Há
canalhas de todo o tipo e espécie, mas existe um lugar especial no inferno para
aqueles que estão celebrando a partida de Jean Willys e seu infortúnio. Nunca excluí
ninguém por pensar diferente de mim, preciso que a minha visão de mundo seja
questionada, porém isso às vezes tem um preço. Deparei com uma postagem, de um
sujeitinho pusilânime que compartilhou a notícia da renúncia do deputado do
Psol com a legenda “coloque aqui sua risada opressora”. É indescritível a
raiva, misturada à tristeza e o embrulho no estômago de nojo que isso me
causou, minha primeira reação foi a de ter ganas de torcer o pescoço do
sujeitinho, mas simplesmente ceder a nossa sanguinolência atávica apenas me
faria pior do que ele, não, é preciso refletir, pois ele é legião.
O
“homem de bem” é em geral um legalista, que deseja leias draconianas, pena de
morte, e nutre um desejo perverso pela destruição do outro, desejo sintetizado
na frase “bandido bom é bandido morto”, ele anseia com todo o ardor o retorno
da Lex Taliones, todavia, celebra o infortúnio de Jean. O que ele está a
celebrar? Em primeiro lugar ele comemora o resultado de muitos crimes: calúnia,
difamação, injúria e ameaça, esta última com pena de detenção de um a seis
meses ou multa. Jean é vítima há anos de uma enxurrada de calúnias e ataques de
ódio apenas pelo fato de defender as suas ideias. Ele é o único homossexual
assumido no congresso. É evidente que ele não é o único gay do congresso, há
gays à esquerda e a direita entre nossos congressistas, mas eles preferem
permanecer no armário, justamente para não passar pelo que Jean sofre, quem
pode culpá-los? O espírito do “homem de bem”, jamais abandonou o período
colonial, por essa época a lei era decidida por uma assembleia de homens de bem,
todos brancos e senhores de engenho, que decidiam assuntos de vida e morte. Por
mais de trezentos anos a tortura foi algo normal e cotidiano, negros escravos
eram cruelmente torturados e assassinados ao bel prazer desses gentishomens. O homem
de bem atual sente em seu íntimo uma saudade inconfessável dessa realidade,
pois se fossem realmente legalistas, compreenderiam que o império da lei
implica isonomia, igualdade e que mesmo seus oponentes estão amparados pela
lei, ela é cega.
O
“homem de bem” também não é um democrata, pois se tivesse um pingo de
republicanismo saberia que é um golpe duríssimo a nossa democracia um
representante eleito do povo não se sentir seguro para debater suas ideias.

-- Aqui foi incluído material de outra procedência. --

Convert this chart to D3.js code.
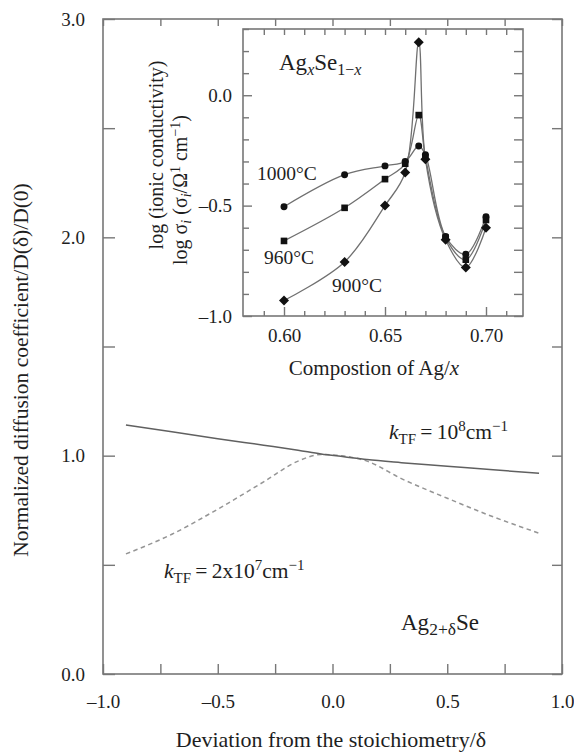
<!DOCTYPE html>
<html><head><meta charset="utf-8">
<script src="https://cdn.jsdelivr.net/npm/d3@7"></script>
<style>
body{margin:0;background:#fff;}
svg{display:block;font-family:"Liberation Serif","Times New Roman",serif;}
</style></head>
<body><svg id="c" width="574" height="752"></svg>
<script>
// ---- main chart data ----
const deltaVals = [-0.9,-0.7,-0.5,-0.3,-0.15,-0.05,0.05,0.15,0.3,0.5,0.7,0.9];
const kTF1e8 = [1.14,1.11,1.078,1.048,1.025,1.008,0.995,0.982,0.968,0.952,0.935,0.92];
const kTF2e7 = [0.55,0.64,0.755,0.88,0.975,1.005,0.998,0.975,0.895,0.805,0.72,0.645];
const mainXTicks = [-1,-0.75,-0.5,-0.25,0,0.25,0.5,0.75,1];
const mainXLabels = [-1,-0.5,0,0.5,1];
const mainYTicks = [0,0.5,1,1.5,2,2.5,3];
const mainYLabels = [0,1,2,3];
// ---- inset data ----
const compX = [0.60,0.63,0.65,0.66,0.6667,0.67,0.68,0.69,0.70];
const sig1000 = [-0.505,-0.36,-0.32,-0.30,-0.23,-0.27,-0.64,-0.72,-0.55];
const sig960  = [-0.66,-0.51,-0.38,-0.31,-0.09,-0.28,-0.645,-0.745,-0.565];
const sig900  = [-0.93,-0.755,-0.50,-0.35,0.24,-0.29,-0.655,-0.78,-0.60];
const insetXLabels = [0.60,0.65,0.70];
const insetYLabels = [0.0,-0.5,-1.0];

const svg = d3.select("#c");
const AX = "#777";
const TXT = "#1e1e1e";
const fmt = d => (d<0?"\u2013":"") + Math.abs(d).toFixed(1);
const fmt2 = d => d.toFixed(2);

// main scales
const L=103,R=562,T=19,B=674;
const x = d3.scaleLinear().domain([-1,1]).range([L,R]);
const y = d3.scaleLinear().domain([0,3]).range([B,T]);

function styleAxis(g){
  g.select(".domain").remove();
  g.selectAll(".tick line").attr("stroke",AX).attr("stroke-width",1.4);
  g.selectAll(".tick text").attr("fill",TXT).attr("font-family","Liberation Serif").attr("font-size",19);
}

svg.append("rect").attr("x",L).attr("y",T).attr("width",R-L).attr("height",B-T)
  .attr("fill","none").attr("stroke",AX).attr("stroke-width",1.6);

svg.append("g").attr("transform",`translate(0,${B})`)
  .call(d3.axisBottom(x).tickValues(mainXTicks).tickSize(-10).tickPadding(20.5)
    .tickFormat(d => mainXLabels.includes(d) ? fmt(d) : ""))
  .call(styleAxis);
svg.append("g").attr("transform",`translate(0,${T})`)
  .call(d3.axisTop(x).tickValues(mainXTicks).tickSize(-7).tickFormat(""))
  .call(styleAxis);
svg.append("g").attr("transform",`translate(${L},0)`)
  .call(d3.axisLeft(y).tickValues(mainYTicks).tickSize(-12).tickPadding(18)
    .tickFormat(d => mainYLabels.includes(d) ? fmt(d) : ""))
  .call(styleAxis);
svg.append("g").attr("transform",`translate(${R},0)`)
  .call(d3.axisRight(y).tickValues(mainYTicks).tickSize(-10).tickFormat(""))
  .call(styleAxis);

const line = d3.line().x((d,i)=>x(deltaVals[i])).y(d=>y(d)).curve(d3.curveMonotoneX);
svg.append("path").datum(kTF2e7).attr("d",line).attr("fill","none")
  .attr("stroke","#959595").attr("stroke-width",1.5).attr("stroke-dasharray","4.5,3.5");
svg.append("path").datum(kTF1e8).attr("d",line).attr("fill","none")
  .attr("stroke","#606060").attr("stroke-width",1.5);

// main labels
svg.append("text").attr("x",331).attr("y",747).attr("text-anchor","middle")
  .attr("font-size",22).attr("fill",TXT).text("Deviation from the stoichiometry/\u03b4");
svg.append("text").attr("transform","translate(28,370) rotate(-90)").attr("text-anchor","middle")
  .attr("font-size",21.5).attr("fill",TXT).text("Normalized diffusion coefficient/D(\u03b4)/D(0)");

function kLabel(xp,yp,parts){
  const t = svg.append("text").attr("x",xp).attr("y",yp).attr("font-size",21.5).attr("fill",TXT);
  t.append("tspan").attr("font-style","italic").text("k");
  t.append("tspan").attr("font-size",15).attr("dy",5).text("TF");
  t.append("tspan").attr("dy",-5).text("\u2009=\u2009"+parts[0]);
  t.append("tspan").attr("font-size",15).attr("dy",-8).text(parts[1]);
  t.append("tspan").attr("dy",8).text("cm");
  t.append("tspan").attr("font-size",15).attr("dy",-8).text("\u22121");
}
kLabel(389,439,["10","8"]);
kLabel(164,578,["2x10","7"]);
{
  const t = svg.append("text").attr("x",401).attr("y",630).attr("font-size",23).attr("fill",TXT);
  t.append("tspan").text("Ag");
  t.append("tspan").attr("font-size",17.5).attr("dy",5).text("2+\u03b4");
  t.append("tspan").attr("dy",-5).text("Se");
}

// ---- inset ----
const iL=243,iR=523,iT=29,iB=316;
const xi = d3.scaleLinear().domain([0.6,0.7]).range([284,486]);
const yi = d3.scaleLinear().domain([-1,0.3]).range([iB,iT]);
svg.append("rect").attr("x",iL).attr("y",iT).attr("width",iR-iL).attr("height",iB-iT)
  .attr("fill","#fff").attr("stroke",AX).attr("stroke-width",1.6);

const ixt = d3.range(0.59,0.7151,0.01).map(v=>+v.toFixed(2));
const iyt = d3.range(-1,0.301,0.1).map(v=>+v.toFixed(1));
const gxb = svg.append("g").attr("transform",`translate(0,${iB})`)
  .call(d3.axisBottom(xi).tickValues(ixt).tickSize(-5).tickPadding(13)
    .tickFormat(d => insetXLabels.some(v=>Math.abs(v-d)<1e-6) ? fmt2(d) : ""))
  .call(styleAxis);
gxb.selectAll(".tick line").attr("y2",d => insetXLabels.some(v=>Math.abs(v-d)<1e-6) ? -9 : -5);
svg.append("g").attr("transform",`translate(0,${iT})`)
  .call(d3.axisTop(xi).tickValues(ixt).tickSize(-6).tickFormat(""))
  .call(styleAxis);
const gyl = svg.append("g").attr("transform",`translate(${iL},0)`)
  .call(d3.axisLeft(yi).tickValues(iyt).tickSize(-6).tickPadding(11)
    .tickFormat(d => insetYLabels.some(v=>Math.abs(v-d)<1e-6) ? fmt(d) : ""))
  .call(styleAxis);
gyl.selectAll(".tick line").attr("x2",d => insetYLabels.some(v=>Math.abs(v-d)<1e-6) ? 9 : 6);
svg.append("g").attr("transform",`translate(${iR},0)`)
  .call(d3.axisRight(yi).tickValues(iyt).tickSize(-9).tickFormat(""))
  .call(styleAxis);

const iline = d3.line().x((d,i)=>xi(compX[i])).y(d=>yi(d)).curve(d3.curveCatmullRom.alpha(0.5));
const series = [
  {v:sig1000, sym:d3.symbolCircle, size:38, rot:0},
  {v:sig960, sym:d3.symbolSquare, size:44, rot:0},
  {v:sig900, sym:d3.symbolSquare, size:50, rot:45}
];
series.forEach(s=>{
  svg.append("path").datum(s.v).attr("d",iline).attr("fill","none")
    .attr("stroke","#707070").attr("stroke-width",1.3);
});
series.forEach(s=>{
  svg.append("g").selectAll("path").data(s.v).join("path")
    .attr("transform",(d,i)=>`translate(${xi(compX[i])},${yi(d)}) rotate(${s.rot})`)
    .attr("d",d3.symbol().type(s.sym).size(s.size)).attr("fill","#111");
});

svg.append("text").attr("x",257).attr("y",180).attr("font-size",19.5).attr("fill",TXT).text("1000\u00b0C");
svg.append("text").attr("x",264).attr("y",264).attr("font-size",19.5).attr("fill",TXT).text("960\u00b0C");
svg.append("text").attr("x",332).attr("y",292).attr("font-size",19.5).attr("fill",TXT).text("900\u00b0C");
{
  const t = svg.append("text").attr("x",279).attr("y",70).attr("font-size",23).attr("fill",TXT);
  t.append("tspan").text("Ag");
  t.append("tspan").attr("font-size",16).attr("font-style","italic").attr("dy",5).text("x");
  t.append("tspan").attr("dy",-5).text("Se");
  t.append("tspan").attr("font-size",16).attr("dy",5).text("1\u2212");
  t.append("tspan").attr("font-size",16).attr("font-style","italic").text("x");
}
{
  const t = svg.append("text").attr("x",374).attr("y",375).attr("text-anchor","middle")
    .attr("font-size",21).attr("fill",TXT);
  t.append("tspan").text("Compostion of Ag/");
  t.append("tspan").attr("font-style","italic").text("x");
}
svg.append("text").attr("transform","translate(163,155) rotate(-90)").attr("text-anchor","middle")
  .attr("font-size",20).attr("fill",TXT).text("log (ionic conductivity)");
{
  const t = svg.append("text").attr("transform","translate(187,190) rotate(-90)").attr("text-anchor","middle")
    .attr("font-size",20).attr("fill",TXT);
  t.append("tspan").text("log \u03c3");
  t.append("tspan").attr("font-size",14).attr("font-style","italic").attr("dy",4).text("i");
  t.append("tspan").attr("dy",-4).text(" (\u03c3");
  t.append("tspan").attr("font-size",14).attr("font-style","italic").attr("dy",4).text("i");
  t.append("tspan").attr("dy",-4).text("/\u03a9");
  t.append("tspan").attr("font-size",14).attr("dy",-7).text("1");
  t.append("tspan").attr("dy",7).text(" cm");
  t.append("tspan").attr("font-size",14).attr("dy",-7).text("\u22121");
  t.append("tspan").attr("dy",7).text(")");
}
</script></body></html>
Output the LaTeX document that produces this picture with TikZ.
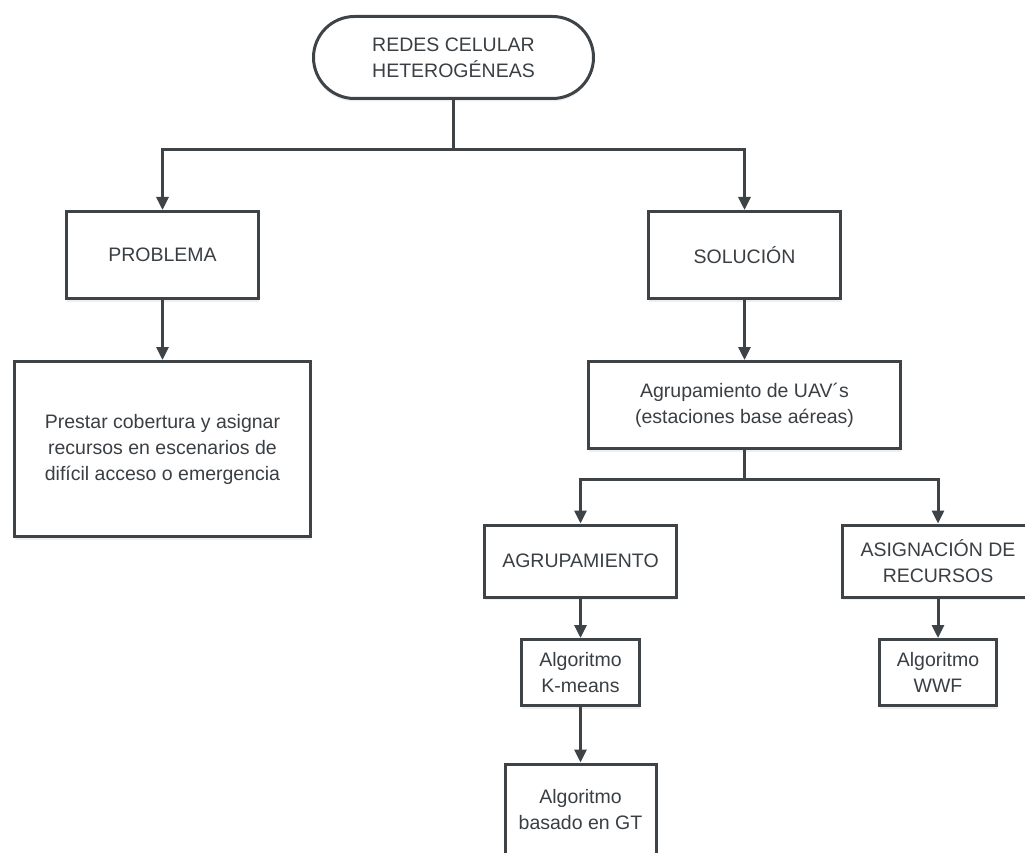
\documentclass[tikz,border=0pt]{standalone}
\usepackage{fontspec}
\setmainfont{Liberation Sans}
\usetikzlibrary{arrows.meta,shadows}
\definecolor{edge}{HTML}{3D4347}
\definecolor{txt}{HTML}{3A3F44}
\tikzset{
  box/.style={draw=edge, line width=3pt, fill=white, align=center, text=txt,
    inner sep=0pt, font=\fontsize{19.5pt}{26pt}\selectfont,
    drop shadow={shadow xshift=0pt, shadow yshift=-3pt, opacity=0.12}},
  conn/.style={draw=edge, line width=3pt},
  arr/.style={conn, -{Triangle[length=13pt,width=12pt]}},
}
\begin{document}
\begin{tikzpicture}[x=1pt,y=-1pt]
\clip (0,0) rectangle (1025,853);
\fill[white] (0,0) rectangle (1025,853);

\node[box, rounded corners=41pt, minimum width=280pt, minimum height=82pt] (top) at (453.5,57.5) {REDES CELULAR\\HETEROGÉNEAS};
\node[box, minimum width=192pt, minimum height=87pt] (prob) at (162.5,255) {PROBLEMA};
\node[box, minimum width=192pt, minimum height=87pt] (sol) at (744.5,255) {SOLUCIÓN};
\node[box, minimum width=296pt, minimum height=175pt] (prest) at (162.5,449) {Prestar cobertura y asignar\\recursos en escenarios de\\difícil acceso o emergencia};
\node[box, minimum width=312pt, minimum height=87pt] (agr) at (744.5,405) {Agrupamiento de UAV´s\\(estaciones base aéreas)};
\node[box, minimum width=192pt, minimum height=72pt] (agrp) at (580.5,561) {AGRUPAMIENTO};
\node[box, minimum width=191pt, minimum height=72pt] (asig) at (938,561) {ASIGNACIÓN DE\\RECURSOS};
\node[box, minimum width=118pt, minimum height=66pt] (kmeans) at (580.5,672.5) {Algoritmo\\K-means};
\node[box, minimum width=117pt, minimum height=66pt] (wwf) at (938,672.5) {Algoritmo\\WWF};
\node[box, minimum width=151pt, minimum height=92pt] (gt) at (580.5,810) {Algoritmo\\basado en GT};

\coordinate (j1) at (453.5,150);
\coordinate (j2) at (744.5,479);
\draw[conn] (top) -- (j1);
\draw[arr] (j1) -| (prob);
\draw[arr] (j1) -| (sol);
\draw[arr] (prob) -- (prest);
\draw[arr] (sol) -- (agr);
\draw[conn] (agr) -- (j2);
\draw[arr] (j2) -| (agrp);
\draw[arr] (j2) -| (asig);
\draw[arr] (agrp) -- (kmeans);
\draw[arr] (kmeans) -- (gt);
\draw[arr] (asig) -- (wwf);
\end{tikzpicture}
\end{document}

Jean tem toda razão em termer, Marielle foi morta, brutalmente assassinada,
Freixo escapou por muito pouco, e a família do nosso presidente tem ligações
intestinas com os milicianos que provavelmente estão implicados nesses crimes.
Se não somos capazes de garantir a integridade de um representante eleito do
povo, imagine uma pessoa comum? A própria liberdade de expressão sofre um duro
golpe, mas o “homem de bem” não quer direitos, a liberdade de expressão conquistada
pelas revoluções burguesas soa para ele como um exagero, o direito a voz e a
integridade física deve ser um privilégio de uns poucos, e esses poucos devem
deter o poder de calar e matar os demais: negros, judeus, gays, esquerdistas...
A lista é longa.
O
“homem de bem” é uma abominação moral, pois Jean é um homem de carne e sangue,
que sofre diariamente calúnias e ameaças por defender um grupo que sofre há
décadas sob o jugo desses senhores de engenho redivivos, nem posso começar a
imaginar os danos psicológicos que uma dieta diária de ameaças causaram e
causam a ele, é preciso ter uma perversidade monstruosa para não lamentar que
um outro homem, como eu, que pensa, sente e sofre, seja submetido a tal tortura.
Meu primeiro ímpeto, como já lhes disse, foi esganar o sujeitinho, mas não é
isso que caracteriza o que nos torna humanos, essa violência está inscrita nos
genes de todos os primatas, o que nos faz humanos é a nossa “loucura”, como
disse Zizek, a literatura, a arte, poesia, filosofia. A capacidade que temos de
amar, de imaginar, de ponderar e enxergar para além de nossa mesquinharia
patética e de sentir que o infortúnio de Jean é um mal que nos assola a todos.
Jean, você lutou uma luta desigual, sangrou todos os dias, fez mais do que
qualquer um de nós faria, vá em paz, e viva, viva bem, essa é a nossa vingança,
essa é a nossa resposta: a vida. Viva Jean!